Saturday, July 01, 2006

Kurt and his mother


Everyone saw me interact around my sense of lovability...and how I've striven to "make up" for any un-lovability. And you saw, I believe, how I "was" a little boy in that process. What only one or two people knew was that earlier I had connected around the image of Peter Pan...

I'd always been brought to tears with Robin William's portrail of an older Peter who'd left Neverland to live in the regular world. I suddenly saw why I was so drawn to that story and why it made me cry. You see, when Peter Pan went into the world he became very adult, a successful business man. But he lost his playfulness, he missed musch of his young son's life...his baseball games, for example. And, now as Peter Panning, he was so afraid of heights that he was terrified to fly in an airplane! I'd alway knew that I cried when he found himself again as Peter Pan, but I had no idea why. During our first practicum weekend I saw the achiever he'd become and the boy in himself he'd lost. I also knew what it was like to develope a fear of heights, even though I'm a pilot (very irrational fear...as I suppose they are.) How he'd given up so much in order to achieve was lost on me before...

Anyway, Wayne's process gave me permission to visit something that is an undercurrent in the Peter Pan story: "I wish I had a mother." As I repeated it I began to cry. I was grieving what I had never had in my mother. (For that matter, she'd never had it in hers either.) I somehow new I was onto something by allowing myself to grieve, not "loss," but absence. (It has shown up as clinging for acceptance and approval and fear of abandonement.)

This was where I was when Robert and Wendy led me into and through my valley of the shadow of death...and all of you were in front of me. I will tell you that I went to a state of near-no-mind...in fact I wasn't so articulate, nor did I care, for awhile. I went to a place where I envisioned all of my fellow practicum participates could go onto being the greatest counselors on earth and me do nothing at all...be no one special...and I'd be perfect just as I am. It was quite the state of beingness...

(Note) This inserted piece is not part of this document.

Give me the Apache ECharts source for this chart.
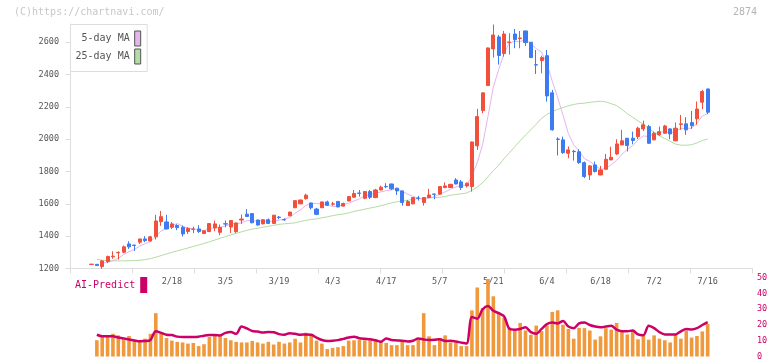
<!DOCTYPE html>
<html>
<head>
<meta charset="utf-8">
<script src="https://cdn.jsdelivr.net/npm/echarts@6/dist/echarts.min.js"></script>
<style>html,body{margin:0;padding:0;background:#fff}#chart{width:772px;height:361px}</style>
</head>
<body>
<div id="chart"></div>
<script>
// trading days shown on the chart
const dates = [
  '1/27','1/28','1/29','1/30','2/2','2/3','2/4','2/5','2/6','2/9',
  '2/10','2/12','2/13','2/16','2/17','2/18','2/19','2/20','2/24','2/25',
  '2/26','2/27','3/2','3/3','3/4','3/5','3/6','3/9','3/10','3/11',
  '3/12','3/13','3/16','3/17','3/18','3/19','3/23','3/24','3/25','3/26',
  '3/27','3/30','3/31','4/1','4/2','4/3','4/6','4/7','4/8','4/9',
  '4/10','4/13','4/14','4/15','4/16','4/17','4/20','4/21','4/22','4/23',
  '4/24','4/27','4/28','4/30','5/1','5/7','5/8','5/11','5/12','5/13',
  '5/14','5/15','5/18','5/19','5/20','5/21','5/22','5/25','5/26','5/27',
  '5/28','5/29','6/1','6/2','6/3','6/4','6/5','6/8','6/9','6/10',
  '6/11','6/12','6/15','6/16','6/17','6/18','6/19','6/22','6/23','6/24',
  '6/25','6/26','6/29','6/30','7/1','7/2','7/3','7/6','7/7','7/8',
  '7/9','7/10','7/13','7/14','7/15','7/16'
];
const labelIdx = [15, 25, 35, 45, 55, 65, 75, 85, 95, 105, 115];
const priceTicks = [1200, 1400, 1600, 1800, 2000, 2200, 2400, 2600];

const openVals = [
  1225,1226,1212,1243,1272,1297,1301,1352,1345,1363,
  1383,1370,1396,1490,1488,1455,1466,1455,1429,1442,
  1445,1416,1429,1451,1424,1477,1457,1428,1500,1536,
  1540,1500,1476,1502,1479,1518,1503,1526,1576,1600,
  1632,1605,1568,1576,1612,1598,1615,1586,1618,1641,
  1667,1635,1676,1639,1686,1708,1723,1697,1680,1589,
  1600,1636,1608,1639,1661,1660,1701,1701,1748,1736,
  1711,1707,1959,2177,2332,2559,2633,2530,2598,2651,
  2623,2670,2600,2461,2487,2517,2287,2001,1996,1913,
  1925,1922,1855,1779,1841,1779,1814,1872,1909,1965,
  2006,2006,2016,2064,2078,1996,2027,2037,2064,1990,
  2091,2095,2103,2126,2229,2311
];
const closeVals = [
  1227,1218,1247,1274,1276,1300,1334,1334,1343,1383,
  1372,1396,1494,1521,1445,1476,1453,1414,1449,1444,
  1429,1433,1478,1476,1455,1475,1497,1482,1506,1522,
  1483,1469,1502,1479,1530,1516,1501,1549,1620,1624,
  1654,1576,1535,1612,1591,1600,1581,1602,1645,1664,
  1665,1676,1641,1686,1703,1706,1693,1680,1608,1614,
  1639,1634,1639,1655,1659,1707,1711,1721,1723,1701,
  1728,1983,2140,2287,2565,2645,2518,2651,2602,2616,
  2627,2598,2505,2459,2505,2268,2058,1999,1917,1934,
  1923,1856,1769,1835,1800,1810,1876,1888,1971,1990,
  1961,1992,2068,2089,1975,2037,2047,2082,2033,2068,
  2095,2058,2084,2187,2295,2167
];
const lowVals = [
  1224,1217,1198,1233,1260,1255,1294,1321,1309,1352,
  1363,1368,1379,1464,1443,1445,1437,1398,1414,1418,
  1420,1414,1424,1431,1406,1455,1420,1420,1476,1520,
  1480,1465,1474,1476,1477,1505,1495,1524,1574,1598,
  1627,1565,1530,1574,1588,1588,1579,1584,1616,1639,
  1645,1629,1629,1635,1684,1697,1686,1655,1589,1587,
  1598,1620,1589,1637,1629,1658,1697,1699,1721,1686,
  1701,1676,1934,2161,2330,2505,2462,2511,2524,2563,
  2563,2577,2503,2404,2408,2233,2053,1899,1909,1882,
  1868,1847,1759,1748,1794,1777,1812,1870,1903,1963,
  1924,1969,2000,2051,1971,1994,2021,2035,2000,1988,
  2058,2027,2064,2089,2185,2155
];
const highVals = [
  1228,1227,1253,1280,1307,1306,1342,1369,1346,1384,
  1400,1402,1532,1556,1532,1488,1474,1466,1455,1459,
  1468,1435,1480,1497,1472,1497,1499,1484,1534,1567,
  1542,1503,1504,1510,1532,1525,1510,1551,1622,1626,
  1663,1608,1575,1614,1620,1612,1617,1608,1647,1686,
  1686,1680,1686,1693,1713,1728,1725,1699,1682,1624,
  1641,1649,1641,1693,1662,1709,1732,1723,1759,1748,
  1732,1985,2188,2289,2567,2710,2645,2670,2656,2682,
  2670,2672,2602,2552,2517,2552,2305,2012,2016,1955,
  1934,1938,1862,1841,1862,1835,1909,1954,2000,2058,
  2008,2047,2078,2115,2089,2047,2078,2089,2068,2103,
  2150,2136,2175,2233,2305,2313
];
const ma5 = [
  null,null,1232,1240,1248,1263,1286,1304,1317,1339,
  1353,1366,1398,1433,1446,1466,1478,1462,1447,1447,
  1438,1434,1447,1452,1454,1463,1476,1477,1483,1496,
  1498,1492,1496,1491,1493,1499,1506,1515,1543,1562,
  1590,1605,1602,1600,1594,1583,1584,1597,1603,1618,
  1631,1650,1658,1666,1674,1682,1686,1694,1678,1660,
  1647,1635,1627,1636,1645,1659,1674,1691,1704,1713,
  1717,1771,1855,1968,2141,2324,2431,2533,2596,2606,
  2603,2619,2590,2561,2539,2467,2359,2258,2149,2035,
  1966,1926,1880,1863,1837,1814,1818,1842,1869,1907,
  1937,1960,1996,2020,2017,2032,2043,2046,2035,2053,
  2065,2067,2068,2098,2144,2158
];
const ma25 = [
  null,1257,1251,1248,1247,1247,1247,1248,1249,1251,
  1255,1261,1270,1280,1290,1300,1309,1318,1327,1336,
  1345,1355,1365,1376,1387,1397,1408,1417,1427,1436,
  1444,1449,1456,1461,1467,1473,1477,1479,1483,1491,
  1498,1503,1507,1514,1520,1527,1533,1537,1544,1553,
  1560,1567,1574,1581,1588,1597,1606,1613,1618,1622,
  1627,1632,1635,1637,1638,1640,1646,1653,1658,1662,
  1667,1683,1705,1731,1767,1806,1839,1880,1917,1953,
  1990,2026,2059,2093,2129,2154,2171,2185,2196,2207,
  2215,2221,2223,2228,2232,2235,2231,2220,2208,2185,
  2157,2136,2113,2093,2067,2043,2021,2004,1987,1970,
  1963,1963,1966,1977,1992,2001
];
const volume = [
  null,10.3,12.4,12.4,14.4,13.4,11.3,13.0,9.9,9.3,
  11.3,14.4,27.5,15.5,11.7,10.1,9.3,8.9,8.2,8.6,
  6.6,7.8,12.4,13.4,13.0,11.7,10.3,9.3,8.9,8.9,
  9.9,8.9,8.2,9.3,7.6,9.3,8.2,8.9,11.3,8.9,
  15.1,13.4,10.1,8.2,4.7,5.5,5.9,6.6,10.1,10.3,
  10.7,10.3,10.3,10.9,9.3,8.6,7.2,7.2,9.9,7.2,
  7.2,10.5,27.5,12.8,7.2,11.7,13.4,8.9,8.9,6.6,
  6.6,29.3,43.8,30.8,49.2,38.2,27.9,24.5,18.5,16.5,
  21.3,16.5,13.8,19.6,16.1,19.6,28.3,29.3,20.2,17.5,
  11.3,18.2,18.0,16.5,10.7,12.8,18.0,17.1,21.3,15.5,
  14.0,16.5,10.9,13.4,10.7,13.4,11.3,10.3,8.9,13.8,
  11.3,16.5,12.0,13.0,15.9,20.6
];
const aiPredict = [
  null,13.8,12.8,12.8,12.8,12.0,11.5,10.8,10.2,9.7,
  9.8,10.5,16.0,15.0,13.8,13.6,12.6,12.4,12.4,12.4,
  12.6,13.2,13.6,13.6,13.4,15.0,15.5,14.4,19.0,17.8,
  16.2,15.8,15.2,15.6,15.4,14.2,13.8,14.8,14.4,13.8,
  14.0,13.8,12.0,10.5,9.8,10.0,10.4,11.2,12.0,12.6,
  11.6,11.2,10.9,10.3,9.4,11.4,10.5,10.2,10.0,9.5,
  10.0,11.4,10.8,10.4,10.6,11.0,9.8,10.0,9.5,8.8,
  8.2,25.0,24.0,30.0,32.0,29.0,27.5,25.5,17.5,17.0,
  17.5,18.5,15.5,14.5,17.5,20.5,21.5,21.0,22.5,19.0,
  18.0,21.0,21.5,20.0,19.0,18.5,19.0,19.5,17.0,16.0,
  16.0,16.5,14.0,13.5,19.5,18.0,15.5,14.0,14.0,14.0,
  16.0,17.5,17.2,18.0,20.0,21.8
];

const MONO = "'DejaVu Sans Mono', monospace";
const RED = '#f0503c';
const BLUE = '#3c7cf0';
const PINK = '#e6b4ec';
const GREEN = '#b4dca4';
const ORANGE = '#f0983c';
const MAGENTA = '#cc0066';

// layout: frame axis spans 70.5..752.5, candles sit on a narrower band
const slot = 5.358;
const frameLeft = 70.5;
const frameRight = 752.5;
const candleLeft = 91.5 - slot / 2;
const candleWidth = slot * dates.length;

const ohlc = dates.map((d, i) => [openVals[i], closeVals[i], lowVals[i], highVals[i]]);

const chart = echarts.init(document.getElementById('chart'));

chart.setOption({
  animation: false,
  backgroundColor: '#fff',
  graphic: [
    { type: 'text', left: 14, top: 7, style: { text: '(C)https://chartnavi.com/', font: '10px ' + MONO, fill: '#c8c8c8' } },
    { type: 'text', right: 15, top: 7, style: { text: '2874', font: '10px ' + MONO, fill: '#b4b4b4' } }
  ],
  legend: [
    {
      data: [{ name: '5-day MA', icon: 'rect' }, { name: '25-day MA', icon: 'rect' }],
      orient: 'vertical',
      align: 'right',
      left: frameLeft,
      top: 24.5,
      itemWidth: 6,
      itemHeight: 15,
      itemGap: 2,
      padding: [6, 6, 7, 5],
      backgroundColor: '#fff',
      borderColor: '#ddd',
      borderWidth: 1,
      selectedMode: false,
      formatter: (n) => n.padStart(9, ' '),
      textStyle: { fontFamily: MONO, fontSize: 10, color: '#555' },
      itemStyle: { borderColor: '#555', borderWidth: 1 }
    },
    {
      data: [{ name: 'AI-Predict', icon: 'rect' }],
      align: 'right',
      left: 75,
      top: 277,
      itemWidth: 7,
      itemHeight: 16,
      padding: 0,
      selectedMode: false,
      textStyle: { fontFamily: MONO, fontSize: 10, color: MAGENTA },
      itemStyle: { borderWidth: 0 }
    }
  ],
  grid: [
    { left: frameLeft, top: 24, width: frameRight - frameLeft, height: 244.5 },
    { left: candleLeft, top: 24, width: candleWidth, height: 244.5 },
    { left: candleLeft, top: 277.7, width: candleWidth, height: 80.6 }
  ],
  xAxis: [
    {
      gridIndex: 0, type: 'value', min: 0, max: 11, interval: 1,
      axisLine: { lineStyle: { color: '#ddd' } },
      axisTick: { length: 5, lineStyle: { color: '#ddd' } },
      axisLabel: { show: false },
      splitLine: { show: false }
    },
    {
      gridIndex: 1, type: 'category', data: dates,
      axisLine: { show: false },
      axisTick: { show: false },
      axisLabel: {
        interval: (i) => labelIdx.includes(i),
        color: '#555', fontFamily: MONO, fontSize: 8.5, margin: 9
      }
    },
    { gridIndex: 2, type: 'category', data: dates, show: false }
  ],
  yAxis: [
    { gridIndex: 0, type: 'value', min: 0, max: 1, show: false },
    {
      gridIndex: 1, type: 'value', min: 1200, max: 2713,
      offset: candleLeft - frameLeft,
      axisLine: { show: true, lineStyle: { color: '#ddd' } },
      axisTick: { show: true, length: 5, customValues: priceTicks, lineStyle: { color: '#ddd' } },
      axisLabel: {
        customValues: priceTicks, formatter: (v) => String(v),
        color: '#555', fontFamily: MONO, fontSize: 8.5, margin: 11.5
      },
      splitLine: { show: false }
    },
    {
      gridIndex: 2, type: 'value', min: 0, max: 50, interval: 10, position: 'right',
      offset: frameRight - (candleLeft + candleWidth),
      axisLine: { show: false },
      axisTick: { show: false },
      axisLabel: { color: MAGENTA, fontFamily: MONO, fontSize: 8.5, margin: 4.5 },
      splitLine: { show: false }
    }
  ],
  series: [
    {
      name: '25-day MA', type: 'line', xAxisIndex: 1, yAxisIndex: 1, data: ma25,
      showSymbol: false, symbol: 'none', silent: true, z: 2,
      lineStyle: { width: 1, color: GREEN }, itemStyle: { color: GREEN }
    },
    {
      name: '5-day MA', type: 'line', xAxisIndex: 1, yAxisIndex: 1, data: ma5,
      showSymbol: false, symbol: 'none', silent: true, z: 2,
      lineStyle: { width: 1, color: PINK }, itemStyle: { color: PINK }
    },
    {
      name: 'price', type: 'candlestick', xAxisIndex: 1, yAxisIndex: 1, data: ohlc,
      barWidth: 3.6, z: 3,
      itemStyle: { color: RED, color0: BLUE, borderColor: RED, borderColor0: BLUE, borderWidth: 1 }
    },
    {
      name: 'volume', type: 'bar', xAxisIndex: 2, yAxisIndex: 2, data: volume,
      barWidth: 3.6, itemStyle: { color: ORANGE }
    },
    {
      name: 'AI-Predict', type: 'line', xAxisIndex: 2, yAxisIndex: 2, data: aiPredict,
      showSymbol: false, symbol: 'none', smooth: 0.3,
      lineStyle: { width: 2.5, color: MAGENTA }, itemStyle: { color: MAGENTA }
    }
  ]
});
</script>
</body>
</html>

Well, about 4 days later I spoke to my mother on the phone. And she was contracted, once again by a criticism of someone...bound by her dependency on others for a sense of self, and I just loved her. Things that used to hook me just didn't matter. I didn't need anything from her anymore...I was now just there for her. I talked with her for quite a while, very willing to just drop whatever was going on in my day to be with her on the phone. Most amazing though, was a particular event. When I asked her a question and she in her typical fashion went off tangent without even beginning to answer the question...she caught herself and said, "I didn't answer your question did I?" And we both laughed about it. I, at that moment...the first for as long as I can remember...saw how cute my mother is. I saw "cuteness" in her "stuff" and I told her how cute she was.

For so much of my life I've made the fact that my mother is emotionally frozen at about age 4 or 5 into a problem. This day I saw how cute this 74 year old 4 year old really is. Her beauty is just there in her beingness. I couldn't see it so long as I looked for something else.